Applying Leadership Lessons from Dancing Guy
Watch the three-minute video that shows how the “first follower” turns the “lone nut” into a leader. This is far more than an entertaining video. It contains some powerful lessons for hi-tech companies trying to introduce a new technology.
Note the importance of the first follower. This prompts some important questions:
- Where will you find your first follower?
- Who would be your ideal first follower?
- Why will you be followed?
- How will you overcome that initial reluctance to be the first one to respond?
Note that once the “first follower” has joined the “lone nut”, the bystanders start to take notice. It takes less courage to be the second follower and before you know it, there is a huge crowd. So is this all that needs to happen? How can you apply this to the B2B market?

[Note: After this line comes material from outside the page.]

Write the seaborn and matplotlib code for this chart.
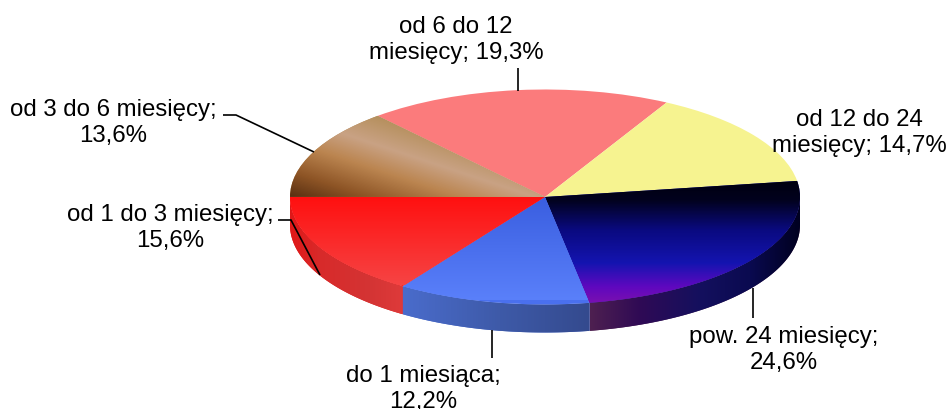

The point to stress here is that the “lone nut” is not offering anything of value, nor is he responding to any problem. It probably did not matter which person had the courage to be the first follower. In the B2B market, the influence of the first follower is crucial to gaining momentum and stimulating the Tipping Point, described so well by Malcolm Gladwell.
If you are trying to attract interest in a new technology, you must have some clear point of differentiation and be addressing a business problem. Offering a great solution to problem companies do not think they have is seldom a route to glory.
Geoffrey Moore‘s book “Crossing the Chasm” describes the “Technology Adoption Life Cycle”, which is also known as the “Diffusion of Innovation Model”. Your first follower is likely to be an “Innovator”. So far so good, but what attracts the Innovator may not attract the “Early Adopter” and will be of no interest to the Late Majority.
As you get ready to cross each chasm, you need to rethink:
- what you are offering
- what need you are now addressing
- which companies and which people you would most like to attract
- how to stimulate interest
- how to turn interest into an order.
For example, Early Adopters actively seek “disruptive technology”, whereas the Late Majority want incremental improvements. What excites one group will install fear in another. I recall the head of R&D of a European hi-tech manufacturer proudly showing off all he had achieved over his 30-year career. Each one represented an incremental improvement to a complicated production process. The message I was conveying was “that is fantastic, but we can help you replace all of this with a far simpler process”. Put more simply “bring in the bulldozers next week”. It will come as no surprise that this did not happen.
How will you find your first follower?